If the receiver accepts, it sends the CTCP reply, DCC REVERSE key start ip port

Here, start is the position in the file from which to start sending, ip is the IP address of the receiver in standard dotted notation for IPv4, or hexadecimal notation for IPv6. The sender then connects to the ip address and port indicated by the receiver, and a normal DCC SEND follows. Both the sender and receiver can cancel the handshake by sending the CTCP reply, DCC REJECT REVERSE key.

====DCC RSEND====
This is the KVIrc client's alternative to DCC REVERSE. The sender offers a file by sending the CTCP: DCC RSEND filename filesize. The receiver can then accept by CTCP replying with, DCC RECV filename ip port start, and the sender connects to the receiver and sends as during a normal DCC SEND.

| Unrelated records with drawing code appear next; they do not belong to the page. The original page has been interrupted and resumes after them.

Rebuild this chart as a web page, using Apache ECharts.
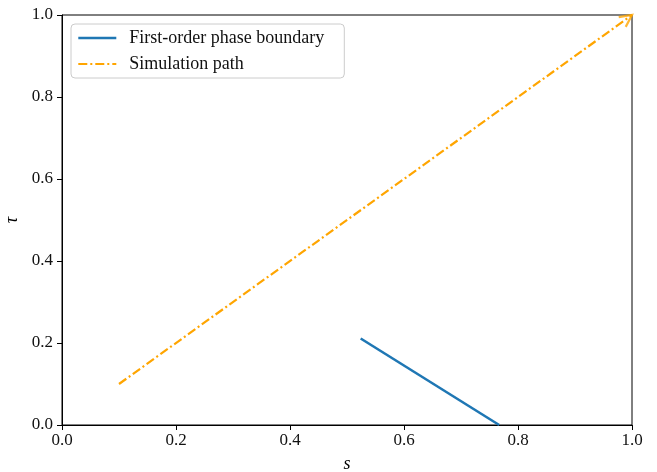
<!DOCTYPE html>
<html>
<head>
<meta charset="utf-8">
<script src="https://cdn.jsdelivr.net/npm/echarts@6/dist/echarts.min.js"></script>
<style>
html,body{margin:0;padding:0;background:#fff;}
#c{width:657px;height:472px;}
</style>
</head>
<body>
<div id="c"></div>
<script>
var seriesNames = ['First-order phase boundary', 'Simulation path'];
var boundaryPoints = [[0.524, 0.211], [0.767, 0.0]];
var pathPoints = [[0.1, 0.1], [1.0, 1.0]];
var tickValues = [0.0, 0.2, 0.4, 0.6, 0.8, 1.0];

var FONT = '"Liberation Serif", "DejaVu Serif", serif';
var BLUE = '#1f77b4';
var ORANGE = '#ffa500';
var BLUE_W = 2.6, ORANGE_W = 2.2;

var chart = echarts.init(document.getElementById('c'), null, {renderer: 'canvas'});

function axisCommon(name, nameGap) {
  return {
    type: 'value', min: 0, max: 1, interval: 0.2,
    name: name, nameLocation: 'middle', nameGap: nameGap,
    nameTextStyle: {fontFamily: FONT, fontSize: 18, fontStyle: 'italic', color: '#000'},
    axisLine: {show: true, onZero: false, lineStyle: {color: '#000', width: 1}},
    axisTick: {show: true, inside: false, length: 5, lineStyle: {color: '#000', width: 1}},
    axisLabel: {fontFamily: FONT, fontSize: 17, color: '#111',
      formatter: function (v) { return v.toFixed(1); }},
    splitLine: {show: false}
  };
}

var xAxis = axisCommon('s', 30);
xAxis.axisLabel.margin = 7;
var yAxis = axisCommon('\u03c4', 40);
yAxis.axisLabel.margin = 9;

var option = {
  animation: false,
  backgroundColor: '#fff',
  grid: {left: 62, right: 25, top: 15, bottom: 47, containLabel: false, outerBoundsMode: 'none',
    show: true, borderColor: '#000', borderWidth: 1, backgroundColor: 'transparent'},
  xAxis: xAxis,
  yAxis: yAxis,
  legend: {
    data: [
      {name: seriesNames[0], lineStyle: {width: BLUE_W}},
      {name: seriesNames[1], lineStyle: {width: ORANGE_W}}
    ],
    orient: 'vertical',
    left: 71, top: 24,
    padding: [5, 8, 5, 6],
    itemWidth: 38, itemHeight: 14, itemGap: 8,
    itemStyle: {opacity: 0},
    backgroundColor: 'rgba(255,255,255,0.8)',
    borderColor: '#cccccc', borderWidth: 1, borderRadius: 4,
    textStyle: {fontFamily: FONT, fontSize: 18, color: '#111', lineHeight: 17, width: 207, padding: [0, 0, 0, 8]}
  },
  series: [
    {
      name: seriesNames[0], type: 'line', data: boundaryPoints,
      symbol: 'none', clip: false,
      lineStyle: {color: BLUE, width: BLUE_W}, itemStyle: {color: BLUE}, z: 3
    },
    {
      name: seriesNames[1], type: 'line', data: pathPoints,
      symbol: 'none', clip: false,
      lineStyle: {color: ORANGE, width: ORANGE_W, type: [9, 3, 2, 3]}, itemStyle: {color: ORANGE}, z: 2
    },
    {
      name: 'arrow', type: 'scatter', data: [pathPoints[pathPoints.length - 1]],
      symbol: 'path://M0,0 L12,6 L0,12', symbolSize: [12, 12], symbolKeepAspect: true,
      symbolRotate: 35.7, symbolOffset: [-4.9, 3.5], clip: false, silent: true,
      itemStyle: {color: 'transparent', borderColor: ORANGE, borderWidth: ORANGE_W}, z: 4
    }
  ]
};
chart.setOption(option);
</script>
</body>
</html>
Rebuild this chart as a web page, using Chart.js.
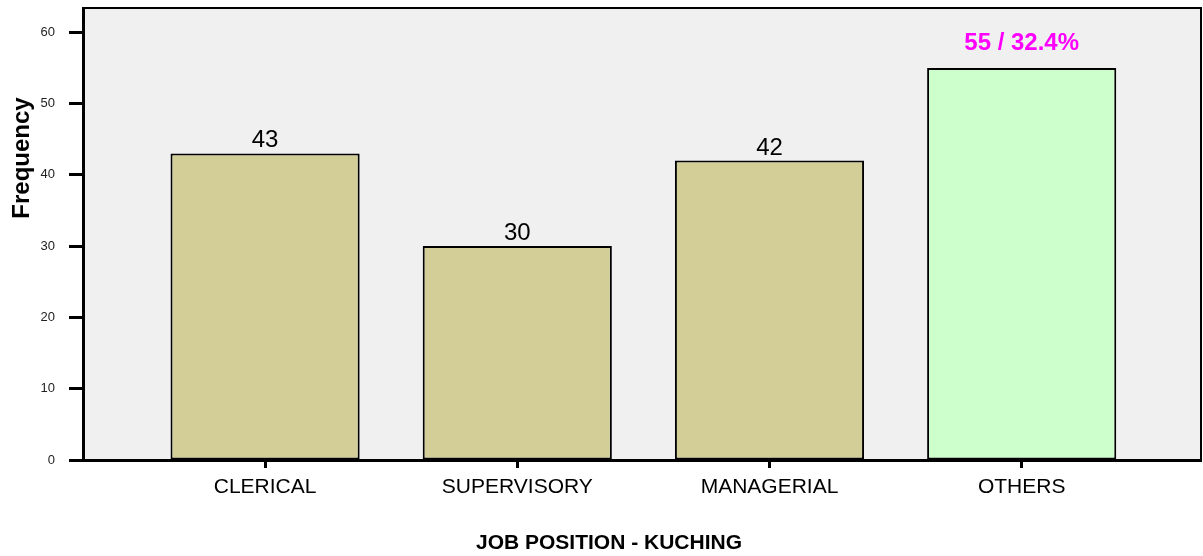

====Reverse / Firewall DCC====
This passive DCC mechanism is supported by at least mIRC, Visual IRC, HexChat, KVIrc, DMDirc, Klient, Konversation, and PhibianIRC. The sender offers a file by sending the CTCP message, DCC SEND filename ip 0 filesize token. ip is the IP address of the sender in network byte order, expressed as a single integer (as in standard DCC). The number 0 is sent instead of a valid port, signaling that this is a Reverse DCC request. token is a unique integer; if TSEND is being used (by a client that supports it), the letter T is appended to the token, letting the receiver know it doesn't need to send acknowledgements.

The receiver can accept the file by opening a listening socket and responding with the CTCP message, DCC SEND filename ip port filesize token. This is identical to the original Reverse DCC message, except the ip and port identify the socket where the receiver is listening. token is the same as in the original request, letting the sender know which request is being accepted. (Because this message follows the same format as a regular DCC send request, some servers which filter DCC requests may require the sender to add the receiver to their "DCC allow" list.)

The sender then connects to the receiver's socket, sends the content of the file, and waits for the receiver to close the socket when the file is finished.

When the RESUME extension to the SEND protocol is used, the sequence of commands becomes (with >> indicating an outgoing message on the initiating side, and << response by its peer):

>> DCC SEND filename ip 0 filesize token

<< DCC RESUME filename 0 position token

>> DCC ACCEPT filename 0 position token

<< DCC SEND filename peer-ip port filesize token

After which the protocol proceeds as normal (i.e. the sender connects to the receiver's socket).

===File servers (FSERVs)===
A DCC fserve, or file server, lets a user browse, read and download files located on a DCC server.

Typically, this is implemented with a DCC CHAT session (which presents the user with a command prompt) or special CTCP commands to request a file. The files are sent over DCC SEND or DCC XMIT. There are many implementations of DCC file servers, among them is the FSERV command in the popular mIRC client.